5. How many hours of daily self-study is realistic for a Class 11 student attending school and coaching?
The realistic target for a Class 11 student with full school attendance and coaching is 3 to 4 hours of focused self-study on weekdays and 5 to 7 hours on weekends and holidays. This adds up to roughly 25 to 30 hours per week which is a solid and sustainable amount for a two-year preparation journey. The key word is focused. Three hours of genuine distraction-free study will produce better results than six hours of studying with a phone nearby and frequent interruptions. Build up to your target gradually in the first two weeks rather than jumping to maximum hours from day one.
6. My coaching is going very fast through chapters and I feel like I am not really understanding them. What should I do?
This is a very common situation in large batch coaching where the pace is set for the batch average rather than for your specific comfort level. The most important thing to do is not to simply keep up with the coaching pace at the cost of genuine understanding. After each coaching class, spend time re-reading the chapter from your primary book such as HC Verma for Physics or NCERT for Chemistry and making sure the concept is genuinely clear to you before the next coaching class moves forward. Identify the specific points of confusion and bring them to doubt clearing sessions rather than carrying them forward. A concept that is not genuinely understood in Class 11 will create compound problems throughout Class 12 and the JEE itself.
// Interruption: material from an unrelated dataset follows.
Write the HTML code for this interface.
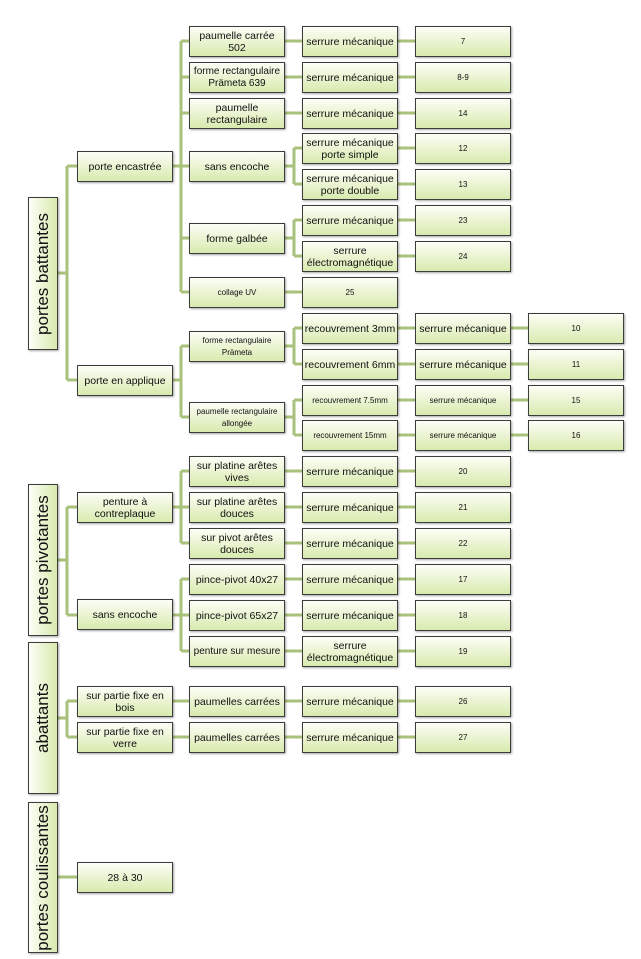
<!DOCTYPE html>
<html><head><meta charset="utf-8"><style>
body{margin:0;width:641px;height:959px;background:#fff;position:relative;overflow:hidden;font-family:"Liberation Sans",sans-serif;}
.b{position:absolute;border:1px solid #3c3c3c;background:linear-gradient(#fcfef6,#d8eaae);box-shadow:1px 1px 2px rgba(0,0,0,.35);display:flex;align-items:center;justify-content:center;text-align:center;font-size:10.5px;line-height:12px;color:#111;box-sizing:border-box;width:96px;height:31px;white-space:nowrap;}
.s{font-size:8px;}
.v{position:absolute;left:28px;width:30px;border:1px solid #3c3c3c;background:linear-gradient(90deg,#fcfef6,#d8eaae);box-shadow:1px 1px 2px rgba(0,0,0,.35);box-sizing:border-box;}
.v span{position:absolute;left:50%;top:50%;transform:translate(-50%,-50%) rotate(-90deg);white-space:nowrap;font-size:17px;color:#111;}
svg{position:absolute;left:0;top:0;}
</style></head><body>
<svg width="641" height="959" stroke="#a9c27b" stroke-width="3" fill="none">
<path d="M57 273H67M67 166V380M67 166H77M67 380H77"/>
<path d="M57 560H67M67 507V615M67 507H77M67 615H77"/>
<path d="M57 718H67M67 701V737M67 701H77M67 737H77"/>
<path d="M57 877H77"/>
<path d="M172 166H181M181 41V292M181 41H189M181 77H189M181 113H189M181 166H189M181 238H189M181 292H189"/>
<path d="M172 380H181M181 346V417M181 346H189M181 417H189"/>
<path d="M172 507H181M181 471V543M181 471H189M181 543H189M181 507H189"/>
<path d="M172 615H181M181 579V651M181 579H189M181 651H189M181 615H189"/>
<path d="M172 701H189M172 737H189"/>
<path d="M284 41H303M284 77H303M284 113H303M284 292H303"/>
<path d="M284 166H294M294 148V184M294 148H303M294 184H303"/>
<path d="M284 238H294M294 220V256M294 220H303M294 256H303"/>
<path d="M284 346H294M294 328V364M294 328H303M294 364H303"/>
<path d="M284 417H294M294 400V435M294 400H303M294 435H303"/>
<path d="M284 471H303M284 507H303M284 543H303M284 579H303M284 615H303M284 651H303M284 701H303M284 737H303"/>
<path d="M397 41H415M397 77H415M397 113H415M397 148H415M397 184H415M397 220H415M397 256H415M397 328H415M397 364H415M397 400H415M397 435H415M397 471H415M397 507H415M397 543H415M397 579H415M397 615H415M397 651H415M397 701H415M397 737H415"/>
<path d="M510 328H528M510 364H528M510 400H528M510 435H528"/>
</svg>
<div class="v" style="top:197px;height:153px"><span>portes battantes</span></div>
<div class="v" style="top:484px;height:152px"><span>portes pivotantes</span></div>
<div class="v" style="top:642px;height:152px"><span>abattants</span></div>
<div class="v" style="top:802px;height:151px"><span>portes coulissantes</span></div>

<div class="b" style="left:77px;top:151px">porte encastrée</div>
<div class="b" style="left:77px;top:365px">porte en applique</div>
<div class="b" style="left:77px;top:492px">penture à<br>contreplaque</div>
<div class="b" style="left:77px;top:599px">sans encoche</div>
<div class="b" style="left:77px;top:686px">sur partie fixe en<br>bois</div>
<div class="b" style="left:77px;top:722px">sur partie fixe en<br>verre</div>
<div class="b" style="left:77px;top:862px">28 à 30</div>

<div class="b" style="left:189px;top:26px">paumelle carrée<br>502</div>
<div class="b" style="left:189px;top:62px;font-size:10px">forme rectangulaire<br>Prämeta 639</div>
<div class="b" style="left:189px;top:98px">paumelle<br>rectangulaire</div>
<div class="b" style="left:189px;top:151px">sans encoche</div>
<div class="b" style="left:189px;top:223px">forme galbée</div>
<div class="b s" style="left:189px;top:277px">collage UV</div>
<div class="b s" style="left:189px;top:331px">forme rectangulaire<br>Prämeta</div>
<div class="b s" style="left:189px;top:402px">paumelle rectangulaire<br>allongée</div>
<div class="b" style="left:189px;top:456px">sur platine arêtes<br>vives</div>
<div class="b" style="left:189px;top:492px">sur platine arêtes<br>douces</div>
<div class="b" style="left:189px;top:528px">sur pivot arêtes<br>douces</div>
<div class="b" style="left:189px;top:564px">pince-pivot 40x27</div>
<div class="b" style="left:189px;top:600px">pince-pivot 65x27</div>
<div class="b" style="left:189px;top:636px;font-size:10px">penture sur mesure</div>
<div class="b" style="left:189px;top:686px">paumelles carrées</div>
<div class="b" style="left:189px;top:722px">paumelles carrées</div>

<div class="b" style="left:302px;top:26px">serrure mécanique</div>
<div class="b" style="left:302px;top:62px">serrure mécanique</div>
<div class="b" style="left:302px;top:98px">serrure mécanique</div>
<div class="b" style="left:302px;top:133px">serrure mécanique<br>porte simple</div>
<div class="b" style="left:302px;top:169px">serrure mécanique<br>porte double</div>
<div class="b" style="left:302px;top:205px">serrure mécanique</div>
<div class="b" style="left:302px;top:241px">serrure<br>électromagnétique</div>
<div class="b s" style="left:302px;top:277px">25</div>
<div class="b" style="left:302px;top:313px">recouvrement 3mm</div>
<div class="b" style="left:302px;top:349px">recouvrement 6mm</div>
<div class="b s" style="left:302px;top:385px">recouvrement 7.5mm</div>
<div class="b s" style="left:302px;top:420px">recouvrement 15mm</div>
<div class="b" style="left:302px;top:456px">serrure mécanique</div>
<div class="b" style="left:302px;top:492px">serrure mécanique</div>
<div class="b" style="left:302px;top:528px">serrure mécanique</div>
<div class="b" style="left:302px;top:564px">serrure mécanique</div>
<div class="b" style="left:302px;top:600px">serrure mécanique</div>
<div class="b" style="left:302px;top:636px">serrure<br>électromagnétique</div>
<div class="b" style="left:302px;top:686px">serrure mécanique</div>
<div class="b" style="left:302px;top:722px">serrure mécanique</div>

<div class="b s" style="left:415px;top:26px">7</div>
<div class="b s" style="left:415px;top:62px">8-9</div>
<div class="b s" style="left:415px;top:98px">14</div>
<div class="b s" style="left:415px;top:133px">12</div>
<div class="b s" style="left:415px;top:169px">13</div>
<div class="b s" style="left:415px;top:205px">23</div>
<div class="b s" style="left:415px;top:241px">24</div>
<div class="b" style="left:415px;top:313px">serrure mécanique</div>
<div class="b" style="left:415px;top:349px">serrure mécanique</div>
<div class="b s" style="left:415px;top:385px">serrure mécanique</div>
<div class="b s" style="left:415px;top:420px">serrure mécanique</div>
<div class="b s" style="left:415px;top:456px">20</div>
<div class="b s" style="left:415px;top:492px">21</div>
<div class="b s" style="left:415px;top:528px">22</div>
<div class="b s" style="left:415px;top:564px">17</div>
<div class="b s" style="left:415px;top:600px">18</div>
<div class="b s" style="left:415px;top:636px">19</div>
<div class="b s" style="left:415px;top:686px">26</div>
<div class="b s" style="left:415px;top:722px">27</div>

<div class="b s" style="left:528px;top:313px">10</div>
<div class="b s" style="left:528px;top:349px">11</div>
<div class="b s" style="left:528px;top:385px">15</div>
<div class="b s" style="left:528px;top:420px">16</div>
</body></html>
7. What should I do when I get stuck on a concept for several days and cannot move forward?
First, try a different explanation of the same concept. If your coaching material is not working, try HC Verma for Physics, or watch a Competishun YouTube video on that specific topic which often explains things at a different angle that suddenly makes it click. Second, try solving easier problems on the concept rather than the harder ones you were stuck on. Sometimes the concept becomes clear through problem-solving even before the theory feels complete. Third, bring the specific sticking point to your doubt clearing session with a specific question rather than a vague "I do not understand this chapter." The more specific your question, the more targeted and useful the answer will be. Do not stay stuck on one concept for more than three to four days without seeking external help.